J.B. Morris1, M.L. Wang1, D.L. Auld2, 1USDA, ARS, PGRCU, Griffin, GA, USA, 2Texas Tech University, Lubbock, TX, USA
Castorbean, Ricinus communis L. contains oil used in pharmaceutics, cosmetics, soap, shampoo, and as a lubricant. Castorbean is becoming a biodiesel crop because of its high oil content ranging between 30 and 60% depending upon extraction proceedures. Two hundred and three castorbean accessions are curated at the USDA, ARS, Plant Genetic Resources Conservation Unit, Griffin, GA. The objectives of this study are to determine castorbean phenotypes which can be mechanically harvested, seed numbers and weight, fatty acid analysis and oil content from 4 selected genotypes. Morphological data were recorded from field plants and seeds harvested. Gas chromatography (GC) will be used to analyze fatty acid composition and oil content was determined using nuclear magnetic resonance (NMR) from castorbean seeds. The accession, PI 265504 reached 200 cm tall and 166 cm wide as well as producing the most seeds (6514), highest seed weight (1977 g) and most oil (53 %). Fatty acid analysis will be determined. High oil producing and appropriate plant size for harvesting castorbean genotypes were produced and will offer breeders and geneticists valuable germplasm for cultivar development.
Nitrogen Derivatives of Soybean Oil and Fatty Acid Methyl Esters.
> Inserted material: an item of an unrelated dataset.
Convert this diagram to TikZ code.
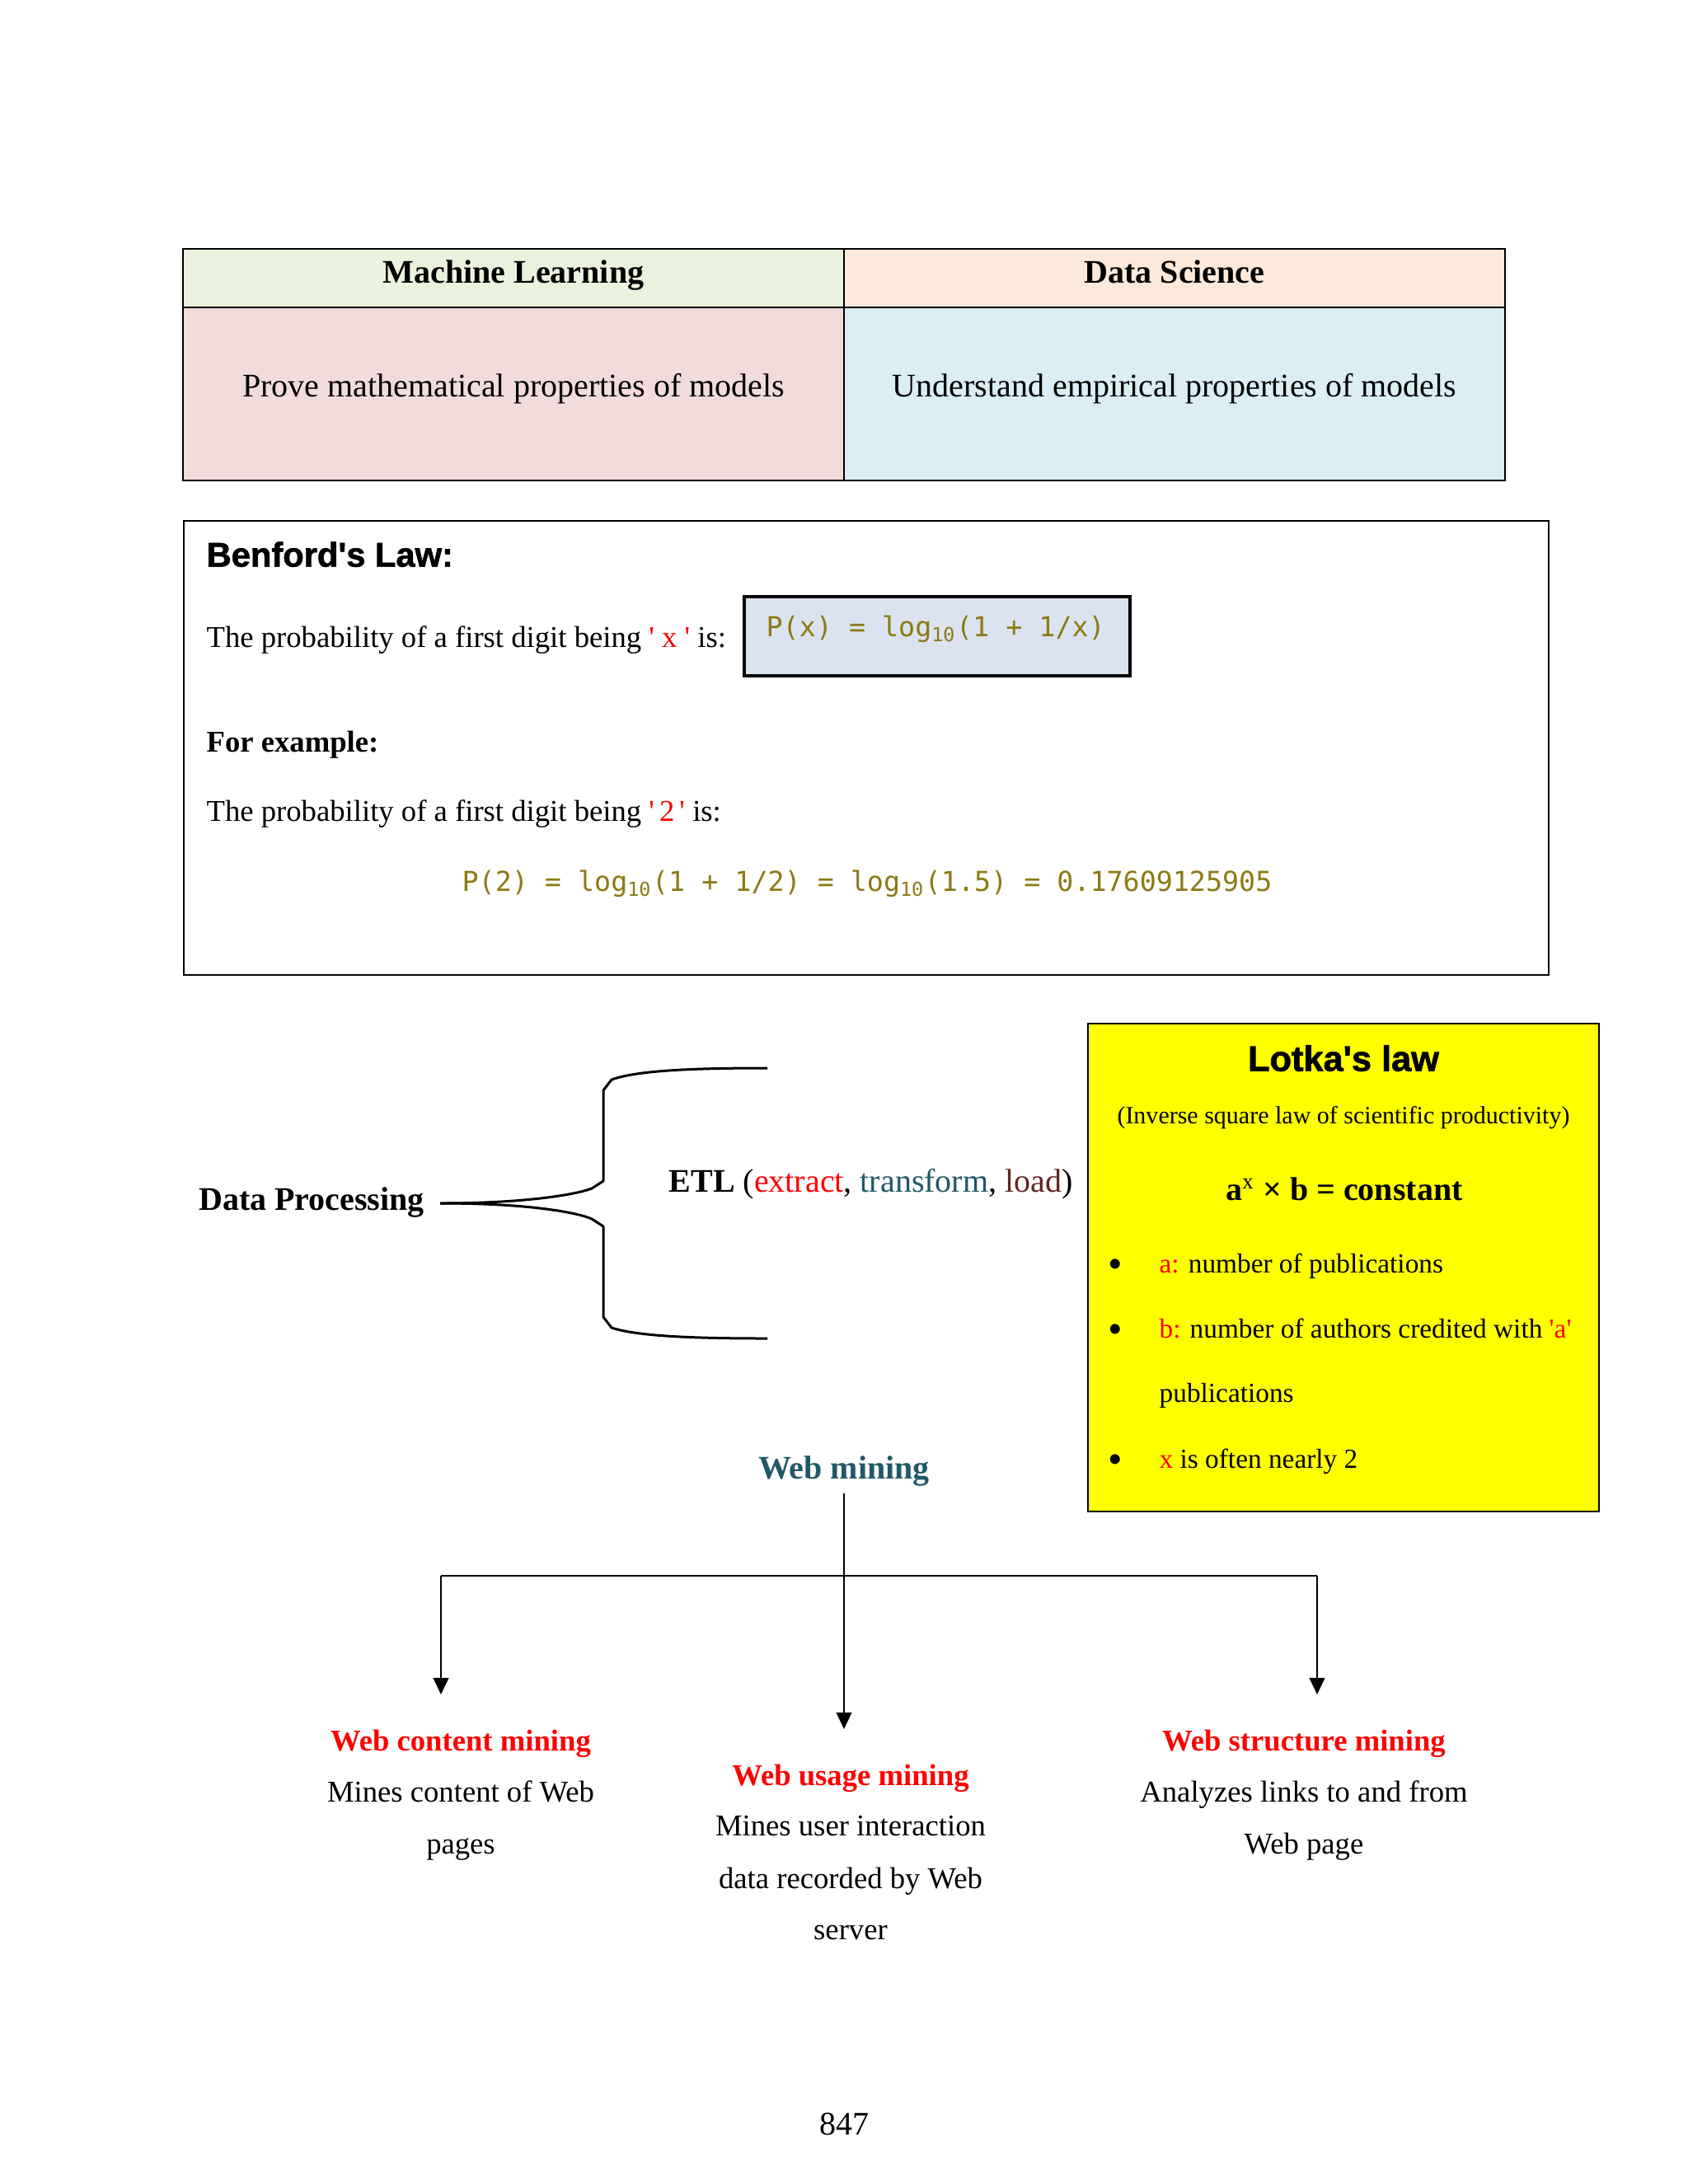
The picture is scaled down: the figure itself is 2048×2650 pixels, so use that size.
\documentclass[tikz,border=0pt]{standalone}
\usepackage{fontspec}
\setmainfont{Liberation Serif}
\setsansfont{Liberation Sans}
\setmonofont{DejaVu Sans Mono}
\newfontfamily\lawfont{Liberation Sans}[FakeBold=1.5]
\usetikzlibrary{positioning, arrows.meta}
\definecolor{mlgreen}{HTML}{EAF1DD}
\definecolor{dsorange}{HTML}{FDE9D9}
\definecolor{mlpink}{HTML}{F2DBDB}
\definecolor{dsblue}{HTML}{DAEEF3}
\definecolor{formblue}{HTML}{DCE3F0}
\definecolor{codeolive}{RGB}{140,122,20}
\definecolor{etlteal}{HTML}{215868}
\definecolor{etlmaroon}{HTML}{632423}
\definecolor{lawyellow}{HTML}{FFFF00}
\newcommand{\apos}{\textquotesingle}

\begin{document}
\begin{tikzpicture}[
    x=0.010542cm, y=-0.010542cm,
    txt/.style={inner sep=0pt, text height=1.5ex, text depth=.25ex, yshift=-1.2pt,
                font=\fontsize{12}{14}\selectfont},
    head/.style={txt, font=\fontsize{12}{14}\selectfont\bfseries},
    small/.style={txt, font=\fontsize{11}{13}\selectfont},
    subhead/.style={txt, font=\fontsize{11}{13}\selectfont\bfseries},
    smallhead/.style={subhead, text=red},
    code/.style={txt, font=\fontsize{10}{12}\selectfont\ttfamily, text=codeolive},
    law/.style={txt, font=\fontsize{12.5}{14}\selectfont\lawfont\bfseries},
    point/.style={txt, anchor=west, font=\fontsize{10}{12}\selectfont},
    dot/.style={txt, font=\fontsize{15}{16}\selectfont},
    frame/.style={draw=black, line width=0.8pt},
    brace/.style={line width=0.9pt, line join=round},
    arrow/.style={-{Triangle[width=5.6pt,length=6pt]}, line width=0.6pt, shorten >=13.5pt}
  ]
    \fill[white] (0,0) rectangle (2048,2650);
    \useasboundingbox (0,0) rectangle (2048,2650);

    \fill[mlgreen]  (222,302) rectangle (1024,373);
    \fill[dsorange] (1024,302) rectangle (1826,373);
    \fill[mlpink]   (222,373) rectangle (1024,583);
    \fill[dsblue]   (1024,373) rectangle (1826,583);
    \draw[frame] (222,302) rectangle (1826,583);
    \draw[line width=0.6pt] (222,373) -- (1826,373) (1024,302) -- (1024,583);

    \node[head] (mlhead) at (623,330) {Machine Learning};
    \node[head] (dshead) at (1425,330) {Data Science};
    \node[txt]  (mlbody) at (623,468) {Prove mathematical properties of models};
    \node[txt]  (dsbody) at (1425,468) {Understand empirical properties of models};

    \draw[frame] (223,632) rectangle (1879,1183);
    \node[law, anchor=west] (benford) at (250,674) {Benford\apos s Law:};
    \node[small, anchor=west] (probx) at (250,772)
        {The probability of a first digit being {\color{red}\apos{} x \apos} is:};
    \filldraw[draw=black, line width=1pt, fill=formblue] (903,724) rectangle (1371,820);
    \node[code, anchor=west] (pxlaw) at (929,759) {P(x) = log\textsubscript{10}(1 + 1/x)};
    \node[subhead, anchor=west] (forex) at (250,899) {For example:};
    \node[small, anchor=west] (prob2) at (250,983)
        {The probability of a first digit being {\color{red}\apos\,2\,\apos} is:};
    \node[code] (ptwo) at (1052,1068)
        {P(2) = log\textsubscript{10}(1 + 1/2) = log\textsubscript{10}(1.5) = 0.17609125905};

    \node[head] (dp) at (378,1455) {Data Processing};
    \coordinate (tip) at (534,1460);
    \draw[brace] (tip) .. controls (640,1460) and (700,1449) .. (718,1442) -- (732,1433)
        -- (732,1323) -- (742,1310) .. controls (775,1298) and (850,1296) .. (931,1296);
    \draw[brace] (tip) .. controls (640,1460) and (700,1471) .. (718,1479) -- (732,1488)
        -- (732,1598) -- (742,1611) .. controls (775,1622) and (850,1624) .. (931,1624);
    \node[txt, anchor=west] (etl) at (811,1433)
        {\textbf{ETL} ({\color{red}extract}, {\color{etlteal}transform}, {\color{etlmaroon}load})};

    \filldraw[frame, fill=lawyellow] (1320,1242) rectangle (1940,1834);
    \node[law, font=\fontsize{13}{15}\selectfont\lawfont\bfseries] (lotka) at (1630,1286) {Lotka\apos s law};
    \node[txt, font=\fontsize{9}{11}\selectfont] (inverse) at (1630,1350)
        {(Inverse square law of scientific productivity)};
    \node[head] (lotkaeq) at (1631,1443) {a\textsuperscript{\mdseries x} × b = constant};
    \node[dot] (bula) at (1353,1537) {\textbullet};
    \node[dot] (bulb) at (1353,1616) {\textbullet};
    \node[dot] (bulx) at (1353,1774) {\textbullet};
    \node[point] (itema)  at (1406,1531) {{\color{red}a:} number of publications};
    \node[point] (itemb)  at (1406,1610) {{\color{red}b:} number of authors credited with {\color{red}\apos a\apos}};
    \node[point] (itemb2) at (1406,1688) {publications};
    \node[point] (itemx)  at (1406,1768) {{\color{red}x} is often nearly 2};

    \node[head, text=etlteal] (wm) at (1024,1781) {Web mining};
    \coordinate (jl) at (535,1912);
    \coordinate (jr) at (1598,1912);
    \node[smallhead] (content)  at (559,2111)  {Web content mining};
    \node[small]     (content1) at (559,2173)  {Mines content of Web};
    \node[small]     (content2) at (559,2236)  {pages};
    \node[smallhead] (usage)    at (1032,2153) {Web usage mining};
    \node[small]     (usage1)   at (1032,2214) {Mines user interaction};
    \node[small]     (usage2)   at (1032,2278) {data recorded by Web};
    \node[small]     (usage3)   at (1032,2340) {server};
    \node[smallhead] (struct)   at (1582,2111) {Web structure mining};
    \node[small]     (struct1)  at (1582,2173) {Analyzes links to and from};
    \node[small]     (struct2)  at (1582,2236) {Web page};

    \draw[line width=0.6pt] (jl) -- (jr);
    \draw[arrow, shorten <=3.8pt] (wm.south) -- (wm.south |- usage.north);
    \draw[arrow] (jl) -- (jl |- content.north);
    \draw[arrow] (jr) -- (jr |- struct.north);

    \node[txt] (pagenum) at (1024,2577) {847};
  \end{tikzpicture}
\end{document}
B.K. Sharma1,2, A. Biswas3, K.M. Doll1, S.Z. Erhan4, 1USDA, NCAUR, ARS, Food and Industrial Oil Research Unit, Peoria IL 61604, USA, 2Pennsylvania State University, Dept of Chemical Engineering, University Park, PA 16802, USA, 3USDA, NCAUR, ARS, Plant Polymers Research Unit, Peoria IL 61604, USA, 4USDA, ARS, ERRC, Wyndmoor, PA, 19038, USA
Vegetable oil based products are eco-friendly and non-toxic in nature, which is increasing their utilization in lot of applications. The presence of double bonds in some of the fatty acids, are attractive sites for functionalization. In this study we have used these sites for functionalization using nitrogen containing compounds and have shown the use of soybean oil, fatty acid esters, and methyl soyate as a renewable feedstock to produce a range of different materials that contain nitrogen. In the past most efforts have been concentrated on converting triglycerides to fatty amines and amides. Indeed, many industrially significant fatty amines and amides are known and widely used. More recently, we have developed novel approaches to functionalize the fatty acid chain structures to produce novel compounds, surfactants, and even polymers that contain nitrogen. Some of the approaches may have industrial relevance.